7. Click Submit to proceed.

The system will display a review page summarising the settlement action, including key details of the loan and the implications of closure.

8. On the review page, click Confirm to finalise the settlement.

At this point, the loan will be officially closed and its status updated to Settled.

Notifications and system updates

After a loan is successfully settled, the system automatically triggers notifications to relevant parties.

The customer receives an email confirming that their loan has been closed and that no further payments are required.

The admin who performed the action also receives an email confirmation for record-keeping and audit purposes.

Internally, the loan record is updated to reflect its settled status, and it is removed from active loan monitoring workflows.

Real life scenarios

A customer takes a loan with a six-month tenure but decides to repay the full principal amount within two months. Instead of continuing to track the loan and accrue interest, the lender settles the loan immediately, waiving the remaining interest and closing the account.

In another case, a lender and borrower agree on an early closure arrangement after partial repayments and a final lump-sum payment that clears the principal. The lender then settles the loan to reflect the agreement.

Common errors and how to fix them

One common issue is attempting to settle a loan before the principal has been fully repaid. The system will block this action. To resolve this, ensure that the outstanding principal balance is cleared before initiating settlement.

Another issue is selecting the wrong loan, especially when customers have multiple loans. Always verify loan details before proceeding.

Admins may also overlook the financial implications of settlement, such as waived interest. Always review the impact before confirming.

Lack of proper permissions can also prevent access to the settlement option. In such cases, confirm your role with a super admin.

Best practices for loan settlement

Always confirm that the principal has been fully repaid before initiating settlement.

Ensure that there is a clear and documented reason for closing the loan early.

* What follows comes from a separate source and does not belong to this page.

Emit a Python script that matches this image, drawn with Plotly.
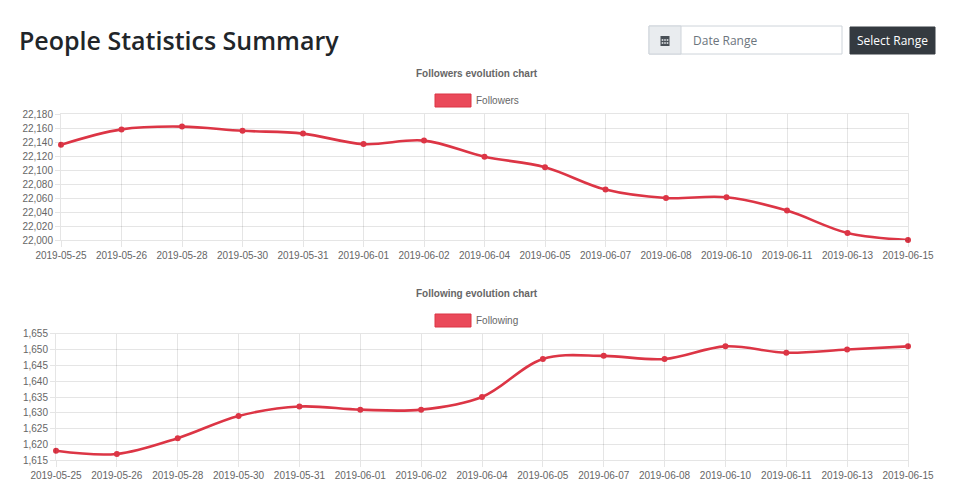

Communicate with the customer before settlement to avoid confusion, especially regarding waived interest or fees.

Restrict settlement permissions to authorized roles to maintain control and prevent misuse.

Review settlement actions periodically as part of internal audits to ensure compliance and accuracy.

Conclusion

Settling a loan in Lendsqr is a powerful feature that allows lenders to close loans early once the principal has been fully repaid.

By understanding the conditions, following the correct steps, and applying proper governance, lenders can use this feature to manage early repayments efficiently while maintaining accurate financial records.

Because the action is irreversible, it is essential to approach loan settlement with careful review and clear intent to ensure that both operational and customer outcomes are aligned.